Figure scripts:
----

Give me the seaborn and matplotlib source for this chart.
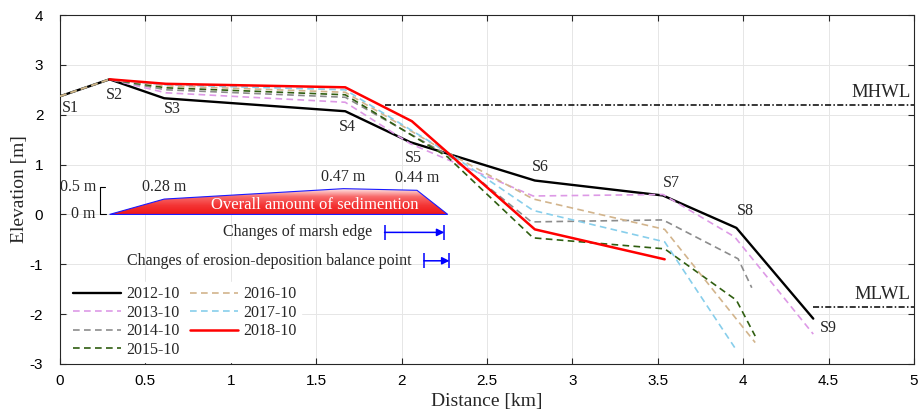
import numpy as np
import pandas as pd
import matplotlib
matplotlib.use("Agg")
import matplotlib.pyplot as plt
from matplotlib.patches import Polygon
from matplotlib.colors import LinearSegmentedColormap
import seaborn as sns

# profile survey data (distance in km, elevation in m)
dist_2012 = [0.0, 0.29, 0.61, 1.67, 2.05, 2.78, 3.53, 3.96, 4.41]
elev_2012 = [2.37, 2.71, 2.33, 2.07, 1.45, 0.68, 0.38, -0.27, -2.09]

dist_2013 = [0.0, 0.29, 0.62, 1.67, 2.05, 2.77, 3.53, 3.95, 4.41]
elev_2013 = [2.37, 2.71, 2.44, 2.25, 1.42, 0.37, 0.40, -0.45, -2.40]

dist_2014 = [0.0, 0.29, 0.62, 1.67, 2.29, 2.76, 3.53, 3.97, 4.05]
elev_2014 = [2.37, 2.71, 2.50, 2.35, 1.15, -0.15, -0.11, -0.89, -1.47]

dist_2015 = [0.0, 0.29, 0.62, 1.67, 2.27, 2.77, 3.54, 3.96, 4.07]
elev_2015 = [2.37, 2.71, 2.54, 2.40, 1.15, -0.47, -0.69, -1.72, -2.44]

dist_2016 = [0.0, 0.29, 0.62, 1.67, 2.29, 2.77, 3.54, 4.07]
elev_2016 = [2.37, 2.71, 2.58, 2.45, 1.20, 0.31, -0.30, -2.57]

dist_2017 = [0.29, 0.62, 1.67, 2.29, 2.77, 3.54, 3.95]
elev_2017 = [2.71, 2.60, 2.50, 1.20, 0.08, -0.55, -2.67]

dist_2018 = [0.29, 0.62, 1.67, 2.06, 2.78, 3.54]
elev_2018 = [2.71, 2.62, 2.55, 1.87, -0.30, -0.90]

# section labels
sec_names = ["S1", "S2", "S3", "S4", "S5", "S6", "S7", "S8", "S9"]
sec_x = [0.06, 0.32, 0.66, 1.68, 2.07, 2.81, 3.58, 4.01, 4.50]
sec_y = [2.14, 2.40, 2.12, 1.76, 1.14, 0.96, 0.64, 0.06, -2.28]

# tidal levels
mhwl = 2.2
mhwl_start = 1.90
mlwl = -1.86
mlwl_start = 4.41

# sedimentation sketch
sed_x = [0.29, 0.61, 1.66, 2.09, 2.27]
sed_amount = [0.0, 0.28, 0.47, 0.44, 0.0]
sed_scale = 1.1  # 0.5 m on the scale bar spans 0.55 elevation units

marsh_edge = [1.90, 2.25]
balance_point = [2.13, 2.28]

sns.set_style("ticks")
plt.rcParams["font.family"] = ["Liberation Serif", "DejaVu Serif"]

fig = plt.figure(figsize=(9.19, 4.17), dpi=100)
ax = fig.add_axes([0.0653, 0.1271, 0.9293, 0.8369])

dash = (0, (4, 2.6))
series = [
    ("2012-10", dist_2012, elev_2012, "black", 1.7, "-"),
    ("2013-10", dist_2013, elev_2013, "#dd99e6", 1.2, dash),
    ("2014-10", dist_2014, elev_2014, "#8c8c8c", 1.2, dash),
    ("2015-10", dist_2015, elev_2015, "#2f5e10", 1.2, dash),
    ("2016-10", dist_2016, elev_2016, "#d2b48c", 1.2, dash),
    ("2017-10", dist_2017, elev_2017, "#87ceeb", 1.2, dash),
    ("2018-10", dist_2018, elev_2018, "#ff0000", 1.8, "-"),
]
for name, xs, ys, col, lw, ls in series:
    df = pd.DataFrame({"dist": xs, "elev": ys})
    sns.lineplot(data=df, x="dist", y="elev", ax=ax, color=col, lw=lw,
                 linestyle=ls, label=name, estimator=None, sort=False, zorder=4)

# tidal levels
ax.plot([mhwl_start, 5], [mhwl, mhwl], color="black", lw=1.1,
        linestyle=(0, (4, 1.5, 1, 1.5)), zorder=3)
ax.plot([mlwl_start, 5], [mlwl, mlwl], color="black", lw=1.1,
        linestyle=(0, (4, 1.5, 1, 1.5)), zorder=3)
ax.text(4.98, mhwl + 0.08, "MHWL", ha="right", va="bottom", fontsize=13.5)
ax.text(4.98, mlwl + 0.08, "MLWL", ha="right", va="bottom", fontsize=13.5)

for n, sx, sy in zip(sec_names, sec_x, sec_y):
    ax.text(sx, sy, n, ha="center", va="center", fontsize=11.5, zorder=5)

# sedimentation polygon with gradient fill
sed_y = [v * sed_scale for v in sed_amount]
poly = Polygon(list(zip(sed_x, sed_y)), closed=True, facecolor="none",
               edgecolor="#1a1aff", lw=0.8, zorder=3.5)
ax.add_patch(poly)
cmap = LinearSegmentedColormap.from_list("sed", ["#f01818", "#f43535", "#f86a6a", "#fff2f2"])
grad = np.linspace(0, 1, 256).reshape(-1, 1)
im = ax.imshow(grad, extent=[min(sed_x), max(sed_x), 0, max(sed_y)],
               origin="lower", cmap=cmap, aspect="auto", zorder=3)
im.set_clip_path(poly)
ax.text(1.49, 0.19, "Overall amount of sedimention",
        color="white", ha="center", va="center", fontsize=12, zorder=5)
for sx, sa, sy in zip(sed_x[1:4], sed_amount[1:4], sed_y[1:4]):
    ax.text(sx, sy + 0.08, f"{sa:.2f} m", ha="center", va="bottom", fontsize=11.5)

# scale bar
ax.plot([0.265, 0.232, 0.232, 0.27], [0.5 * sed_scale, 0.5 * sed_scale, 0, 0],
        color="black", lw=0.8)
ax.text(0.215, 0.5 * sed_scale, "0.5 m", ha="right", va="center", fontsize=11.5)
ax.text(0.21, 0.0, "0 m", ha="right", va="center", fontsize=11.5)

# change arrows
for (x0, x1), y, label in [(marsh_edge, -0.36, "Changes of marsh edge"),
                           (balance_point, -0.93, "Changes of erosion-deposition balance point")]:
    ax.annotate("", xy=(x1, y), xytext=(x0, y),
                arrowprops=dict(arrowstyle="-|>", color="blue", lw=1.1,
                                shrinkA=0, shrinkB=0, mutation_scale=11))
    ax.vlines([x0, x1], y - 0.15, y + 0.15, color="blue", lw=1.1)
    ax.text(x0 - 0.07, y, label, ha="right", va="center", fontsize=11.5)

ax.set_xlim(0, 5)
ax.set_ylim(-3, 4)
ax.set_xticks(np.arange(0, 5.01, 0.5))
ax.set_yticks(np.arange(-3, 4.01, 1))
ax.set_xticklabels(["0", "0.5", "1", "1.5", "2", "2.5", "3", "3.5", "4", "4.5", "5"])
ax.set_yticklabels([str(v) for v in range(-3, 5)])
for lab in ax.get_xticklabels() + ax.get_yticklabels():
    lab.set_fontfamily("Liberation Sans")
    lab.set_fontsize(11)
ax.tick_params(direction="in", length=4, width=0.8, top=True, right=True,
               colors="#262626", labelcolor="black")
ax.tick_params(axis="x", pad=7)
ax.tick_params(axis="y", pad=12)
ax.grid(True, color="#e6e6e6", lw=0.7)
ax.set_axisbelow(True)
for sp in ax.spines.values():
    sp.set_visible(True)
    sp.set_color("#262626")
    sp.set_linewidth(0.8)
ax.set_xlabel("Distance [km]", fontsize=14, labelpad=4)
ax.set_ylabel("Elevation [m]", fontsize=14, labelpad=1)

handles, labels = ax.get_legend_handles_labels()
leg = ax.legend(handles[:7], labels[:7], ncol=2, loc="lower left",
                bbox_to_anchor=(0.008, 0.0), fontsize=11.5, frameon=True,
                fancybox=False, framealpha=1, edgecolor="white",
                handlelength=3.0, handletextpad=0.3, columnspacing=0.7,
                labelspacing=0.15, borderpad=0.3, borderaxespad=0.1)
leg.set_zorder(6)

fig.savefig("out.png", dpi=100)
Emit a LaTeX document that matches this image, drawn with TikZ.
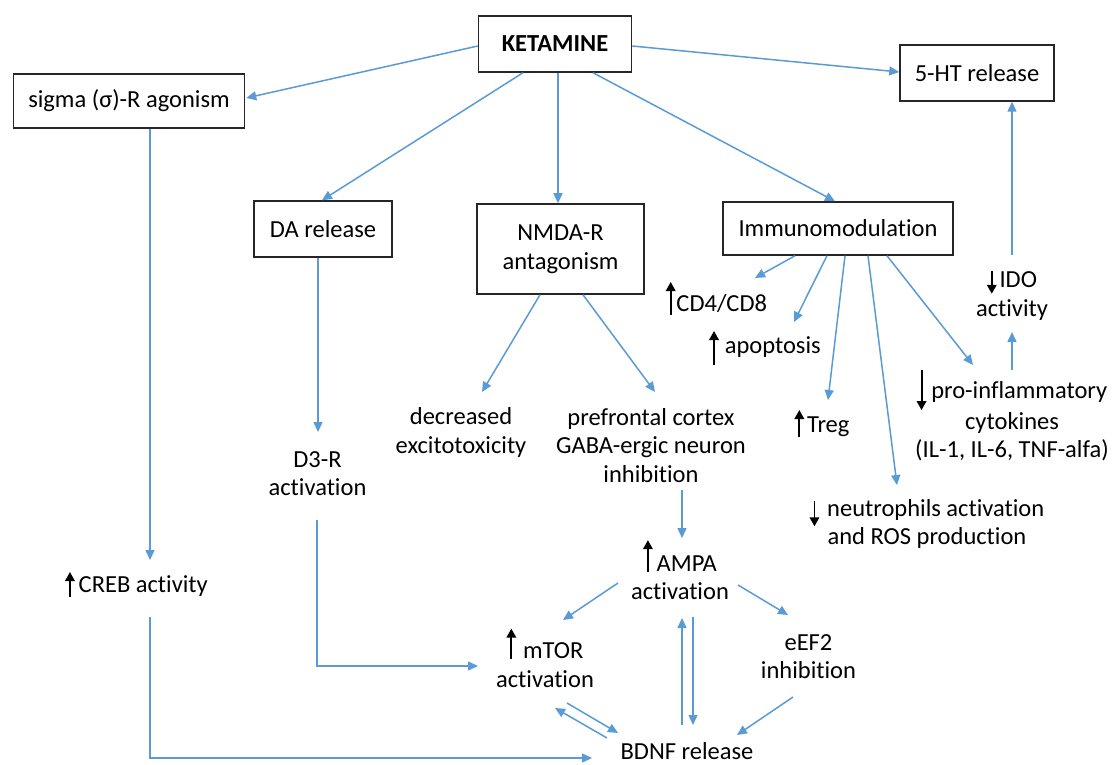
\documentclass[tikz,border=0pt]{standalone}
\usepackage{fontspec}
\setmainfont{Carlito}[Ligatures=NoCommon]
\usetikzlibrary{arrows.meta,calc}
\definecolor{arrowblue}{HTML}{5B9BD5}
\newcommand{\ua}[2]{\tikz[baseline=0pt]\draw[line width=1.9pt,-{Triangle[length=9pt,width=9.5pt]}] (0pt,-#1pt)--(0pt,#2pt);}
\newcommand{\da}[2]{\tikz[baseline=0pt]\draw[line width=1.9pt,-{Triangle[length=9pt,width=9.5pt]}] (0pt,#1pt)--(0pt,-#2pt);}
\begin{document}
\begin{tikzpicture}[x=1pt,y=-1pt,
  font=\fontsize{24.5}{28.5}\selectfont,
  box/.style={draw=black!85, line width=1.5pt, inner sep=0pt, align=center},
  txt/.style={inner sep=0pt, align=center},
  arr/.style={draw=arrowblue, line width=1.5pt, -{Triangle[length=10pt,width=9pt]}}]

\useasboundingbox[fill=white] (0,0) rectangle (1112,765);

% boxes
\node[box, minimum width=153pt, minimum height=56pt, font=\fontsize{24.5}{28.5}\selectfont\bfseries] (ket) at (555,44) {KETAMINE};
\node[box, minimum width=231pt, minimum height=54pt] (sigma) at (129,101) {sigma (σ)-R agonism};
\node[box, minimum width=154pt, minimum height=56pt] (ht) at (977,73) {5-HT release};
\node[box, minimum width=138pt, minimum height=56pt] (da) at (323,229) {DA release};
\node[box, minimum width=167pt, minimum height=90pt] (nmda) at (560.5,249) {NMDA-R\\antagonism};
\node[box, minimum width=230pt, minimum height=53pt] (imm) at (838,228.5) {Immunomodulation};

% text nodes
\node[txt] (cd4) at (716.5,298.5) {\ua{4}{29}\hspace{1pt}CD4/CD8};
\node[txt] (apop) at (765,348) {\ua{12}{22}\hspace{6pt}apoptosis};
\node[txt] (treg) at (822,423.5) {\ua{5}{22}\hspace{3pt}Treg};
\node[txt] (proinf) at (1012,415) {\da{28}{12}\hspace{5pt}pro-inflammatory\\cytokines\\(IL-1, IL-6, TNF-alfa)};
\node[txt] (ido) at (1012,295) {\da{17}{6}\hspace{3pt}IDO\\activity};
\node[txt] (neut) at (927,524) {\da{15}{10}\hspace{8pt}neutrophils activation\\and ROS production};
\node[txt] (decr) at (461,432.5) {decreased\\excitotoxicity};
\node[txt] (pref) at (651,445.5) {prefrontal cortex\\GABA-ergic neuron\\inhibition};
\node[txt] (d3) at (317.5,473.5) {D3-R\\activation};
\node[txt] (creb) at (136.5,584.5) {\ua{5}{20}\hspace{4pt}CREB activity};
\node[txt] (ampa) at (680,569.5) {\ua{1}{31}\hspace{4pt}AMPA\\activation};
\node[txt] (mtor) at (545,657.5) {\ua{0}{30}\hspace{7pt}mTOR\\activation};
\node[txt] (eef2) at (808.5,656.5) {eEF2\\inhibition};
\node[txt] (bdnf) at (687,751) {BDNF release};

% connectors from KETAMINE
\draw[arr] ($(ket.west)+(0,2)$) -- ($(sigma.east)+(1,-3)$);
\draw[arr] ($(ket.east)+(0,2)$) -- ($(ht.west)+(0,-1)$);
\draw[arr] ($(ket.south)+(-32,0)$) -- ($(da.north)+(-1,0)$);
\draw[arr] ($(ket.south)+(3,0)$) -- ($(nmda.north)+(-2.5,0)$);
\draw[arr] ($(ket.south)+(38,0)$) -- ($(imm.north)+(-3,0)$);

% left branch
\draw[arr] ($(sigma.south)+(21,0)$) -- ($(creb)+(13.5,-24.5)$);
\draw[arr] ($(creb)+(13.5,32.5)$) |- ($(bdnf)+(-95,7)$);
\draw[arr] ($(da.south)+(-5,0)$) -- ($(d3)+(0.5,-41.5)$);
\draw[arr] ($(d3)+(-0.5,46.5)$) |- ($(mtor)+(-67,8.5)$);

% NMDA branch
\draw[arr] ($(nmda.south)+(-20.5,0)$) -- ($(decr)+(21,-40.5)$);
\draw[arr] ($(nmda.south)+(22.5,0)$) -- ($(pref)+(4,-53.5)$);
\draw[arr] ($(pref)+(31,44.5)$) -- ($(ampa)+(2,-31.5)$);
\draw[arr] ($(ampa)+(-62,13.5)$) -- ($(mtor)+(18,-37.5)$);
\draw[arr] ($(ampa)+(58,15.5)$) -- ($(eef2)+(-20.5,-41.5)$);
\draw[arr] ($(eef2)+(-15.5,40.5)$) -- ($(bdnf)+(50,-16)$);
\draw[arr] ($(bdnf)+(-5,-26)$) -- ($(ampa)+(2,48.5)$);
\draw[arr] ($(ampa)+(13,47.5)$) -- ($(bdnf)+(6,-26)$);
\draw[arr] ($(mtor)+(22,45.5)$) -- ($(bdnf)+(-69,-18)$);
\draw[arr] ($(bdnf)+(-80,-13)$) -- ($(mtor)+(10,50.5)$);

% Immunomodulation branch
\draw[arr] ($(imm.south)+(-43,0)$) -- ($(cd4)+(38.5,-20.5)$);
\draw[arr] ($(imm.south)+(-11,0)$) -- ($(apop)+(29,-26)$);
\draw[arr] ($(imm.south)+(7,0)$) -- ($(treg)+(6,-23.5)$);
\draw[arr] ($(imm.south)+(30,0)$) -- ($(neut)+(-30,-39)$);
\draw[arr] ($(imm.south)+(49,0)$) -- ($(proinf)+(-39,-50)$);
\draw[arr] ($(proinf)+(0,-45)$) -- ($(ido)+(0,37)$);
\draw[arr] ($(ido)+(0,-40)$) -- ($(ht.south)+(35,0)$);

\end{tikzpicture}
\end{document}
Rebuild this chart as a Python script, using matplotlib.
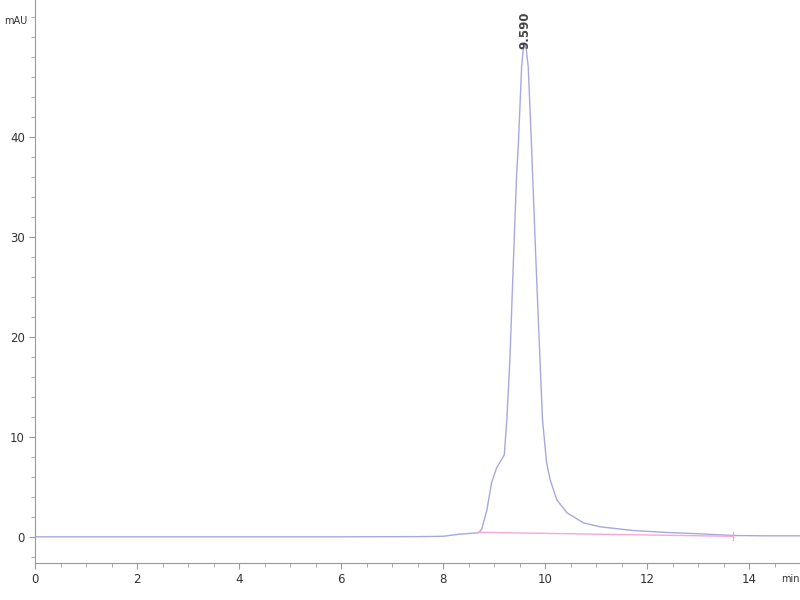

----

▶ [What to do]:
Restate, line by line and word for word, everything from the top of the material through the line that contains "ax = fig.add_axes([0.0653, 0.1271, 0.9293, 0.8369])". Leave pictures out.

▶ [Exercise output]:
Give me the seaborn and matplotlib source for this chart.
import numpy as np
import pandas as pd
import matplotlib
matplotlib.use("Agg")
import matplotlib.pyplot as plt
from matplotlib.patches import Polygon
from matplotlib.colors import LinearSegmentedColormap
import seaborn as sns

# profile survey data (distance in km, elevation in m)
dist_2012 = [0.0, 0.29, 0.61, 1.67, 2.05, 2.78, 3.53, 3.96, 4.41]
elev_2012 = [2.37, 2.71, 2.33, 2.07, 1.45, 0.68, 0.38, -0.27, -2.09]

dist_2013 = [0.0, 0.29, 0.62, 1.67, 2.05, 2.77, 3.53, 3.95, 4.41]
elev_2013 = [2.37, 2.71, 2.44, 2.25, 1.42, 0.37, 0.40, -0.45, -2.40]

dist_2014 = [0.0, 0.29, 0.62, 1.67, 2.29, 2.76, 3.53, 3.97, 4.05]
elev_2014 = [2.37, 2.71, 2.50, 2.35, 1.15, -0.15, -0.11, -0.89, -1.47]

dist_2015 = [0.0, 0.29, 0.62, 1.67, 2.27, 2.77, 3.54, 3.96, 4.07]
elev_2015 = [2.37, 2.71, 2.54, 2.40, 1.15, -0.47, -0.69, -1.72, -2.44]

dist_2016 = [0.0, 0.29, 0.62, 1.67, 2.29, 2.77, 3.54, 4.07]
elev_2016 = [2.37, 2.71, 2.58, 2.45, 1.20, 0.31, -0.30, -2.57]

dist_2017 = [0.29, 0.62, 1.67, 2.29, 2.77, 3.54, 3.95]
elev_2017 = [2.71, 2.60, 2.50, 1.20, 0.08, -0.55, -2.67]

dist_2018 = [0.29, 0.62, 1.67, 2.06, 2.78, 3.54]
elev_2018 = [2.71, 2.62, 2.55, 1.87, -0.30, -0.90]

# section labels
sec_names = ["S1", "S2", "S3", "S4", "S5", "S6", "S7", "S8", "S9"]
sec_x = [0.06, 0.32, 0.66, 1.68, 2.07, 2.81, 3.58, 4.01, 4.50]
sec_y = [2.14, 2.40, 2.12, 1.76, 1.14, 0.96, 0.64, 0.06, -2.28]

# tidal levels
mhwl = 2.2
mhwl_start = 1.90
mlwl = -1.86
mlwl_start = 4.41

# sedimentation sketch
sed_x = [0.29, 0.61, 1.66, 2.09, 2.27]
sed_amount = [0.0, 0.28, 0.47, 0.44, 0.0]
sed_scale = 1.1  # 0.5 m on the scale bar spans 0.55 elevation units

marsh_edge = [1.90, 2.25]
balance_point = [2.13, 2.28]

sns.set_style("ticks")
plt.rcParams["font.family"] = ["Liberation Serif", "DejaVu Serif"]

fig = plt.figure(figsize=(9.19, 4.17), dpi=100)
ax = fig.add_axes([0.0653, 0.1271, 0.9293, 0.8369])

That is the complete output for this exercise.